Hang glider pilots have attempted to cross the Sierra since the 1970s, and two years ago one of Turner's paraglider friends made an attempt before landing in Kings Canyon.
The route Turner had scoped out was even bolder because the peaks of the Southern Sierra are taller and more remote. Make an emergency landing here, and it's at least a two-day walk out.
But more than anything, Turner needed favorable winds. On most days, wind through the Owens Valley blows from the south or west. But on the morning of July 1, low pressure off the California coast produced a rare easterly wind -- ideal for a Sierra crossing.
On the drive to Walt's Point, his preferred launch site southeast of Mount Whitney, Turner told his girlfriend, Tawny Thomas, there was a "1%" chance he'd attempt the crossing.
The 1% didn't become 100% until he was soaring past Mount Williamson. There, he "tanked up" on altitude before probing northwest. Upon reaching the Kings-Kaweah Divide, which separates Sequoia National Park from Kings Canyon, Turner used another thermal to climb to 17,280 feet before turning southwest.
Just as he totally committed to the crossing, the winds abruptly shifted and the weather began to deteriorate. Those same cumulus clouds that Turner used to gain altitude began to overdevelop, creating turbulence and covering his wing with raindrops.
Paraglider wings don't perform well when wet and heavy, diminishing their flying distance. And Turner needed all the distance he could get.
"I was going as fast as I could from peak to peak because the conditions were rapidly deteriorating," he says.
Now battling a headwind, Turner crossed the Great Western Divide above Thunder Mountain, then glided over Glacier Ridge. Before long he was near Moro Rock near Giant Forest, where tourists on the summit waved and shouted.
"Once I got to Moro Rock, I was back in the sunshine and could almost start to relax," he says. "I knew I was going to make it."
It was around this time that park rangers began to take notice of the paraglider, a rare sighting in Sequoia. Turner could see their SUVs following him and knew if he landed in the park's boundaries that he would be cited for violating federal regulations that prohibit "delivering or retrieving a person or object by parachute, helicopter, or other airborne means."
So it was with relief and jubilation that Turner glided into the national forest and then over Lake Kaweah before touching down after 50.7 miles of flight in the orange grove just west of the dam.
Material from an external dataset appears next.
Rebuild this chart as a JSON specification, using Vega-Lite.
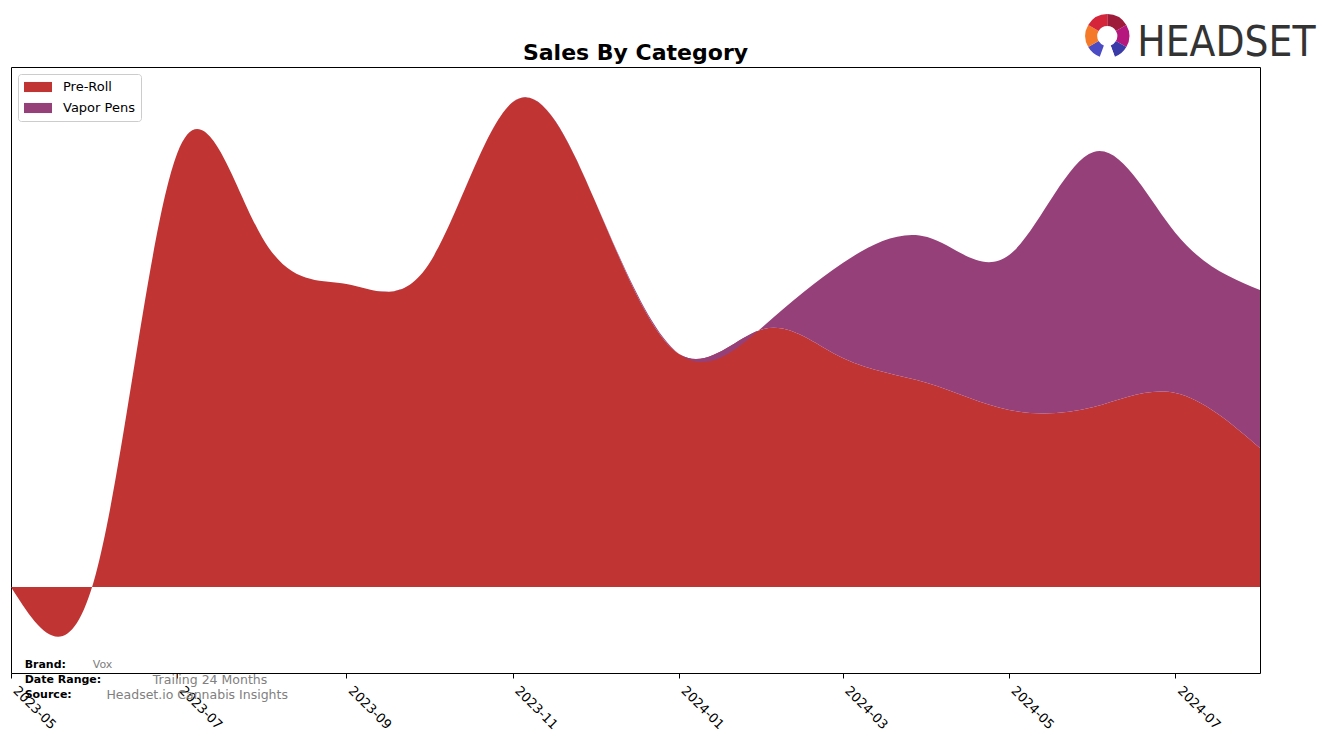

Ten minutes later, he was surrounded by law-enforcement rangers arriving in four separate vehicles. And they weren't there to congratulate him.
"They had their sunglasses, their game faces and their cop mustaches," Turner says. "They didn't seem or act that friendly, and one of them had his ticket book out."
Kevin Hendricks, chief ranger at Sequoia & Kings Canyon National Parks, confirmed that multiple law-enforcement officers spotted Turner during his flight and followed him to the landing spot, miles outside their jurisdiction.
While using a parachute to take off or land in a national park is illegal, there's nothing saying you can't fly across one.
So Turner had done nothing wrong, even though the rangers weren't buying it.
"My staff thought he had taken off in the park, perhaps from somewhere like Alta Peak," Hendricks said. "I don't think they were thinking he had done an East to West crossing."
To convince them, Turner showed his track log, proving he had neither taken off nor landed within the park's boundaries.
More awkward moments ensued -- Turner says one of the officers told him to "keep his hands where they can see them" as he packed up his wing -- but he was let go without being cited.
After the rangers departed, Turner had little to do but kick back and wait the 6 hours it took Tawny, his girlfriend, to drive around and pick him up.
"I know she has my back, and she'll always come get me," he says. "Even if I land on the other side of the Sierra."